**REQUIREMENTS:** List all lines of the data containing the word "Emit".

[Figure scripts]
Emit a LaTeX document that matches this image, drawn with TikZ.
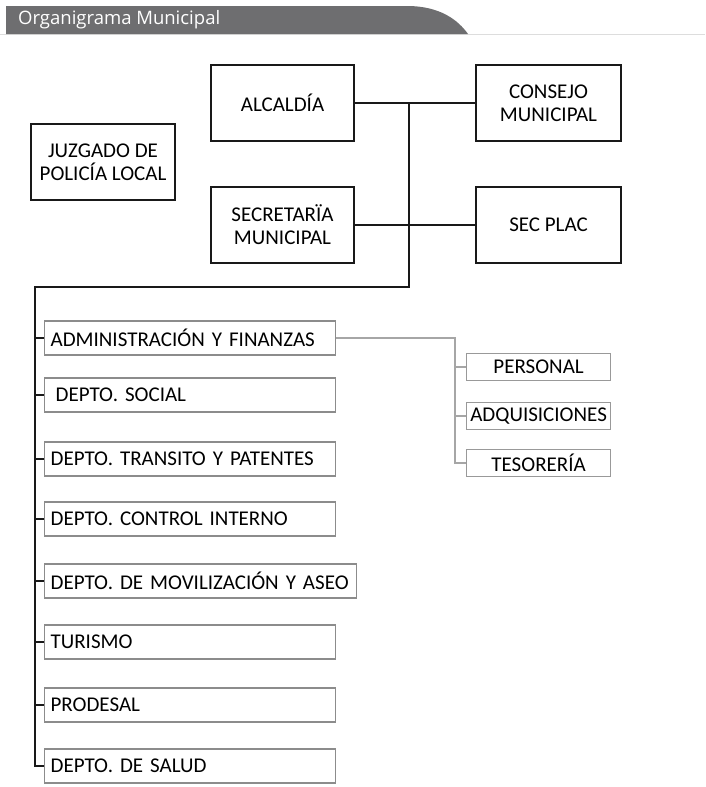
\documentclass[tikz,border=0pt]{standalone}
\usepackage{fontspec}
\setmainfont{Carlito}
\newfontfamily\headfont{Open Sans}
\definecolor{tabgray}{HTML}{6E6E70}
\definecolor{rulegray}{HTML}{DDDDDD}
\begin{document}
\begin{tikzpicture}[x=1pt,y=-1pt,
	boxfont/.style={font=\fontsize{21}{23}\selectfont},
	topbox/.style={boxfont,draw=black!90,line width=2pt,inner sep=0pt,align=center,minimum height=76pt},
	deptbox/.style={boxfont,draw=black!45,line width=1.2pt,anchor=west,inner xsep=6pt,inner ysep=0pt,minimum height=34pt,text width=#1,align=left},
	subbox/.style={boxfont,draw=black!40,line width=1.2pt,anchor=west,inner sep=0pt,minimum width=144pt,minimum height=27pt},
	mainline/.style={line width=2pt,black!90},
	subline/.style={line width=2pt,black!35}]
	\useasboundingbox (0,0) rectangle (705,787);
	
	% header tab
	\draw[rulegray,line width=1.5pt] (0,34.5) -- (705,34.5);
	\fill[tabgray] (6,6) -- (407,6) .. controls (440,6) and (458,20) .. (468,34) -- (6,34) -- cycle;
	\node[anchor=west,text=white,inner sep=0pt,font=\headfont\fontsize{18.5}{21}\selectfont] (title) at (18,20) {Organigrama Municipal};
	
	% top level
	\node[topbox,minimum width=143pt] (alcaldia) at (282.5,103) {ALCALDÍA};
	\node[topbox,minimum width=145pt] (consejo) at (548.5,103) {CONSEJO\\MUNICIPAL};
	\node[topbox,minimum width=143pt] (secretaria) at (282.5,225) {SECRETARÏA\\MUNICIPAL};
	\node[topbox,minimum width=145pt] (secplac) at (548.5,225) {SEC PLAC};
	\node[topbox,minimum width=144pt] (juzgado) at (103,162) {JUZGADO DE\\POLICÍA LOCAL};
	
	\coordinate (hub) at (409,103);
	\coordinate (bend) at (409,287);
	\coordinate (corner) at (35,287);
	
	% departments
	\foreach \name/\y/\w/\txt in {admin/338/279/ADMINISTRACIÓN Y FINANZAS,
		social/395/279/\hspace{5pt}DEPTO. SOCIAL,
		transito/459/279/DEPTO. TRANSITO Y PATENTES,
		control/519/279/DEPTO. CONTROL INTERNO,
		movil/581/300/DEPTO. DE MOVILIZACIÓN Y ASEO,
		turismo/642/279/TURISMO,
		prodesal/705/279/PRODESAL,
		salud/766/279/DEPTO. DE SALUD}{%
		\node[deptbox=\w pt] (\name) at (44,\y) {\txt};
	}
	
	% sections of administracion
	\node[subbox] (personal) at (466,367) {PERSONAL};
	\node[subbox] (adquisiciones) at (466,416) {ADQUISICIONES};
	\node[subbox] (tesoreria) at (466,463) {TESORERÍA};
	\coordinate (subhub) at (455,338);
	
	\draw[mainline] (alcaldia.east) -- (consejo.west);
	\draw[mainline] (secretaria.east) -- (secplac.west);
	\draw[mainline] (hub) -- (bend) -- (corner) |- (salud.west);
	\foreach \name in {admin,social,transito,control,movil,turismo,prodesal}
		\draw[mainline] (corner |- \name.west) -- (\name.west);
	
	\draw[subline] (admin.east) -- (subhub) |- (tesoreria.west);
	\draw[subline] (subhub |- personal.west) -- (personal.west);
	\draw[subline] (subhub |- adquisiciones.west) -- (adquisiciones.west);
	
\end{tikzpicture}
\end{document}
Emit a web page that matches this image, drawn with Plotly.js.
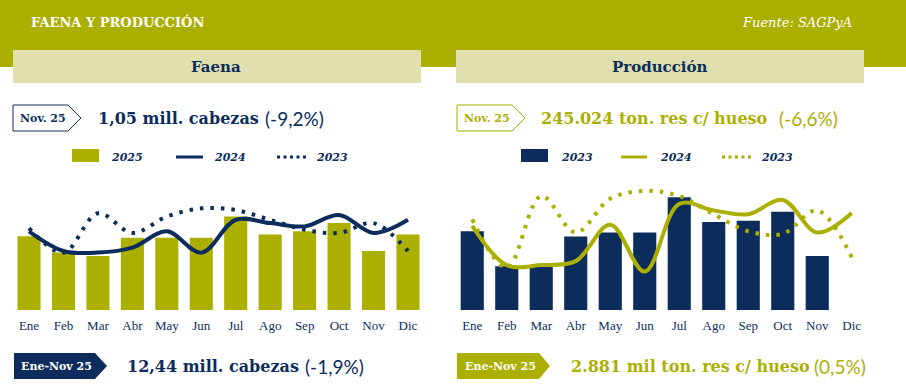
<!DOCTYPE html>
<html>
<head>
<meta charset="utf-8">
<script src="https://cdn.plot.ly/plotly-3.0.1.min.js"></script>
<style>html,body{margin:0;padding:0;background:#fff;}#chart{width:906px;height:385px;}</style>
</head>
<body>
<div id="chart"></div>
<script>
// ---- data ----
const months = ['Ene','Feb','Mar','Abr','May','Jun','Jul','Ago','Sep','Oct','Nov','Dic'];
// Faena (millones de cabezas)
const faena2025 = [1.14,1.04,1.02,1.13,1.13,1.13,1.26,1.15,1.17,1.22,1.05,1.15];
const faena2024 = [1.17,1.05,1.04,1.07,1.17,1.04,1.24,1.22,1.20,1.27,1.16,1.24];
const faena2023 = [1.19,1.04,1.28,1.16,1.26,1.31,1.30,1.24,1.18,1.16,1.22,1.05];
// Producción (miles de ton. res c/ hueso)
const prodBars = [264,237,237,260,263,263,290,271,272,279,245,null];
const prod2024 = [268,238,238,241,269,233,285,280,277,288,263,278];
const prod2023 = [273,236,291,263,289,295,291,277,264,262,280,244];
const legendLeft = ['2025','2024','2023'];
const legendRight = ['2023','2024','2023'];

// ---- style ----
const W = 906, H = 385;
const OLIVE = '#abb000';
const NAVY = '#0c2d5c';
const BEIGE = '#e0e0ae';
const X = v => v / W;
const Y = v => 1 - v / H;
const P = (x, y) => X(x).toFixed(5) + ',' + Y(y).toFixed(5);
const path = pts => 'M' + pts.map(p => P(p[0], p[1])).join(' L') + ' Z';

const traces = [
  {type:'bar', x:months, y:faena2025, xaxis:'x', yaxis:'y', marker:{color:OLIVE}, hoverinfo:'skip'},
  {type:'scatter', mode:'lines', x:months, y:faena2023, xaxis:'x', yaxis:'y',
   line:{color:NAVY, width:4, dash:'3.5px,7px', shape:'spline', smoothing:1}},
  {type:'scatter', mode:'lines', x:months, y:faena2024, xaxis:'x', yaxis:'y',
   line:{color:NAVY, width:4, shape:'spline', smoothing:1}},
  {type:'bar', x:months, y:prodBars, xaxis:'x2', yaxis:'y2', marker:{color:NAVY}, hoverinfo:'skip'},
  {type:'scatter', mode:'lines', x:months, y:prod2023, xaxis:'x2', yaxis:'y2',
   line:{color:OLIVE, width:4, dash:'3.5px,7px', shape:'spline', smoothing:1}},
  {type:'scatter', mode:'lines', x:months, y:prod2024, xaxis:'x2', yaxis:'y2',
   line:{color:OLIVE, width:4, shape:'spline', smoothing:1}}
];

const tickfont = {family:'Liberation Serif', size:13, color:NAVY};
const ax = (dom, anchor) => ({domain:dom, anchor:anchor, showgrid:false, zeroline:false, showline:false,
  ticks:'', tickfont:tickfont, fixedrange:true, ticklabelstandoff:6});
const ydom = [Y(310), Y(170)];

const shapes = [
  {type:'rect', xref:'paper', yref:'paper', x0:0, x1:1, y0:Y(67), y1:1, fillcolor:OLIVE, line:{width:0}, layer:'below'},
  {type:'rect', xref:'paper', yref:'paper', x0:X(13), x1:X(421), y0:Y(83), y1:Y(50), fillcolor:BEIGE, line:{width:0}, layer:'below'},
  {type:'rect', xref:'paper', yref:'paper', x0:X(456), x1:X(864), y0:Y(83), y1:Y(50), fillcolor:BEIGE, line:{width:0}, layer:'below'},
  // tags
  {type:'path', xref:'paper', yref:'paper', path:path([[13,105],[68,105],[81,118],[68,131],[13,131]]), fillcolor:'#fff', line:{color:NAVY, width:1}},
  {type:'path', xref:'paper', yref:'paper', path:path([[457,105],[512,105],[525,118],[512,131],[457,131]]), fillcolor:'#fff', line:{color:OLIVE, width:1}},
  {type:'path', xref:'paper', yref:'paper', path:path([[14,353],[95,353],[107,366],[95,379],[14,379]]), fillcolor:NAVY, line:{width:0}},
  {type:'path', xref:'paper', yref:'paper', path:path([[457,353],[539,353],[550,366],[539,379],[457,379]]), fillcolor:OLIVE, line:{width:0}},
  // legend symbols left
  {type:'rect', xref:'paper', yref:'paper', x0:X(72), x1:X(99), y0:Y(162), y1:Y(149), fillcolor:OLIVE, line:{width:0}},
  {type:'line', xref:'paper', yref:'paper', x0:X(176), x1:X(203), y0:Y(157), y1:Y(157), line:{color:NAVY, width:3}},
  {type:'line', xref:'paper', yref:'paper', x0:X(277), x1:X(306), y0:Y(157), y1:Y(157), line:{color:NAVY, width:3, dash:'3px,3.5px'}},
  // legend symbols right
  {type:'rect', xref:'paper', yref:'paper', x0:X(521), x1:X(548), y0:Y(162), y1:Y(149), fillcolor:NAVY, line:{width:0}},
  {type:'line', xref:'paper', yref:'paper', x0:X(621), x1:X(647), y0:Y(157), y1:Y(157), line:{color:OLIVE, width:3}},
  {type:'line', xref:'paper', yref:'paper', x0:X(722), x1:X(751), y0:Y(157), y1:Y(157), line:{color:OLIVE, width:3, dash:'3px,3.5px'}}
];

const A = (text, x, y, font, xanchor) => ({text:text, xref:'paper', yref:'paper', x:X(x), y:Y(y),
  xanchor:xanchor || 'left', yanchor:'middle', showarrow:false, font:font, borderpad:0});
const serifB = (size, color) => ({family:'DejaVu Serif', size:size, color:color, weight:'bold'});
const sans = (size, color) => ({family:'Lato', size:size, color:color});
const legFont = (c) => ({family:'DejaVu Serif', size:11, color:c, weight:'bold', style:'italic'});

const annotations = [
  A('FAENA Y PRODUCCIÓN', 30, 22, serifB(13, '#ffffff')),
  A('Fuente: SAGPyA', 853, 22, {family:'DejaVu Serif', size:13, color:'#ffffff', style:'italic'}, 'right'),
  A('Faena', 216, 67, serifB(15, NAVY), 'center'),
  A('Producción', 660, 67, serifB(15, NAVY), 'center'),
  A('Nov. 25', 43, 118, serifB(11, NAVY), 'center'),
  A('1,05 mill. cabezas', 97, 118, serifB(16, NAVY)),
  A('(-9,2%)', 264, 118, sans(19, NAVY)),
  A('Nov. 25', 487, 118, serifB(11, OLIVE), 'center'),
  A('245.024 ton. res c/ hueso', 540, 118, serifB(16, OLIVE)),
  A('(-6,6%)', 778, 118, sans(19, OLIVE)),
  A(legendLeft[0], 110, 157, legFont(NAVY)),
  A(legendLeft[1], 213, 157, legFont(NAVY)),
  A(legendLeft[2], 315, 157, legFont(NAVY)),
  A(legendRight[0], 560, 157, legFont(NAVY)),
  A(legendRight[1], 659, 157, legFont(NAVY)),
  A(legendRight[2], 760, 157, legFont(NAVY)),
  A('Ene-Nov 25', 56, 366, serifB(11, '#ffffff'), 'center'),
  A('12,44 mill. cabezas', 126, 366, serifB(16, NAVY)),
  A('(-1,9%)', 304, 366, sans(19, NAVY)),
  A('Ene-Nov 25', 500, 366, serifB(11, '#ffffff'), 'center'),
  A('2.881 mil ton. res c/ hueso', 570, 366, serifB(16, OLIVE)),
  A('(0,5%)', 813, 366, sans(19, OLIVE))
];

const layout = {
  width:W, height:H, margin:{l:0, r:0, t:0, b:0},
  paper_bgcolor:'#ffffff', plot_bgcolor:'rgba(0,0,0,0)',
  showlegend:false, bargap:0.33, hovermode:false,
  xaxis:ax([X(11.8), X(425.2)], 'y'),
  xaxis2:ax([X(455), X(869)], 'y2'),
  yaxis:{domain:ydom, range:[0.69, 1.544], visible:false, fixedrange:true},
  yaxis2:{domain:ydom, range:[203.5, 311], visible:false, fixedrange:true},
  shapes:shapes, annotations:annotations
};

Plotly.newPlot('chart', traces, layout, {displayModeBar:false, staticPlot:true});
</script>
</body>
</html>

**OUTPUT OF THE TASK:**
Emit a LaTeX document that matches this image, drawn with TikZ.
Emit a web page that matches this image, drawn with Plotly.js.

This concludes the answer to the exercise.